Steve Dibert, MFI-Miami
On Friday, March 23, 2012, Judge Victoria Roberts of the United States District Court, Eastern District of Michigan upheld discoveries by MFI-Miami made public last year stating that the Federal National Mortgage Association (Fannie Mae) and the Federal Home Loan Mortgage Corporation (Freddie Mac) were misleading the state of Michigan and the County Register of Deeds offices across Michigan by claiming state tax exemptions reserved for government agencies on foreclosure sales in the state of Michigan
In Oakland County, Et Al v. Federal Housing Finance Agency, Federal National Mortgage Association and Federal Home Loan Mortgage Corporation (Case No. 11-12666), Judge Roberts re-affirmed the September 2011 U.S. District Court of Nevada ruling determining Fannie Mae and Freddie Mac were not government agencies. She cited, Nevada v. Countrywide Home Loans, 812 F.Supp 2d 1211, 1216-18 (D.Vev. September 16, 2011).
Judge Roberts ruled that a transfer tax is an excise tax and Fannie Mae and Freddie Mac are not exempt from federal excise taxes and that they are required to pay the Michigan Transfer Tax when they transfer the ownership of a property out of their name.
The arguments used by Oakland County came from several investigations conducted by MFI-Miami in 2010 and in the spring of 2011. MFI-Miami estimates that since 1998, nearly $1.2 billion has been lost due to Fannie Mae, Freddie Mac and the banks claiming this exemption on both state and county level.
In May 2011, MFI-Miami’s findings were presented in detail to the Michigan Association of Register of Deeds (MARD) by MFI-Miami President, Steve Dibert and Michigan Attorney William Maxwell (P35846). In addition, the presentation to MARD detailed how banks and mortgage servicers were also claiming these exemptions on properties transferred from them to Fannie Mae and Freddie Mac.
“The money owed by Fannie Mae and Freddie Mac to the counties and the state only accounts for about 20-25% of the tax revenue owed,” explained MFI-Miami President Steve Dibert, “The rest is owed by the banks who also took the exemption.”

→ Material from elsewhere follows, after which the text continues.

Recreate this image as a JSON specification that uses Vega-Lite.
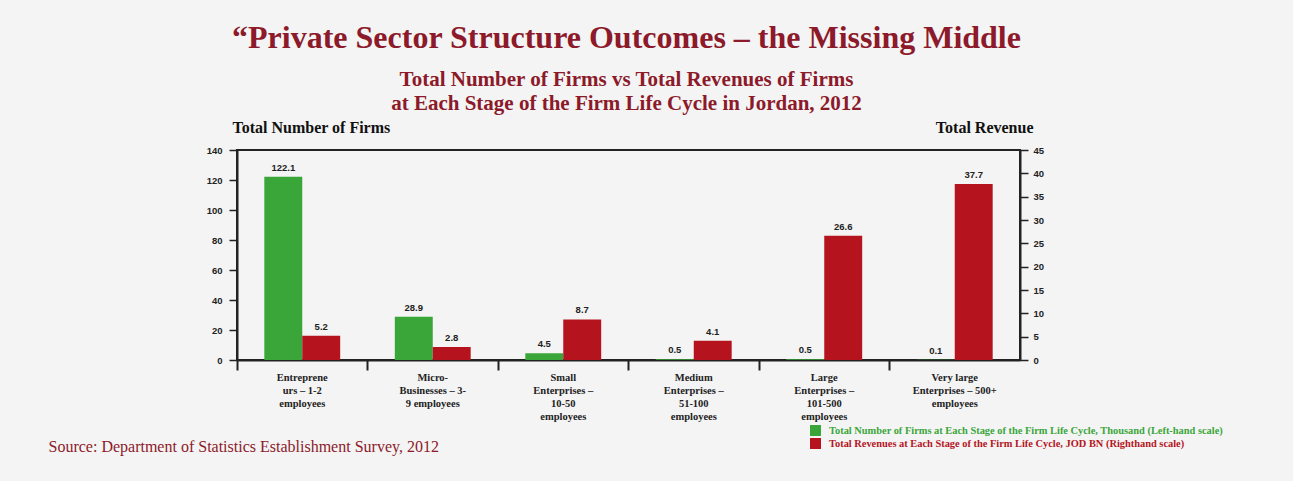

Ingham County Register of Deeds, Curtis Hertel, Jr. has also filed suit. Hertel v. Bank America N.A., Et al (Case No. 11-687-C2). This case more closely resembles litigation envisioned in the presentation to MARD given by Attorney Maxwell and Steve Dibert because it specifically names the banks and the foreclosure mills namely Trott & Trott and Orlans Associates.
“Naming the foreclosure mills as defendants was important because they were the ones responsible for filing the paperwork with counties on behalf of their mortgage servicer clients,” explained Steve Dibert, “As attorneys, they should have known better.”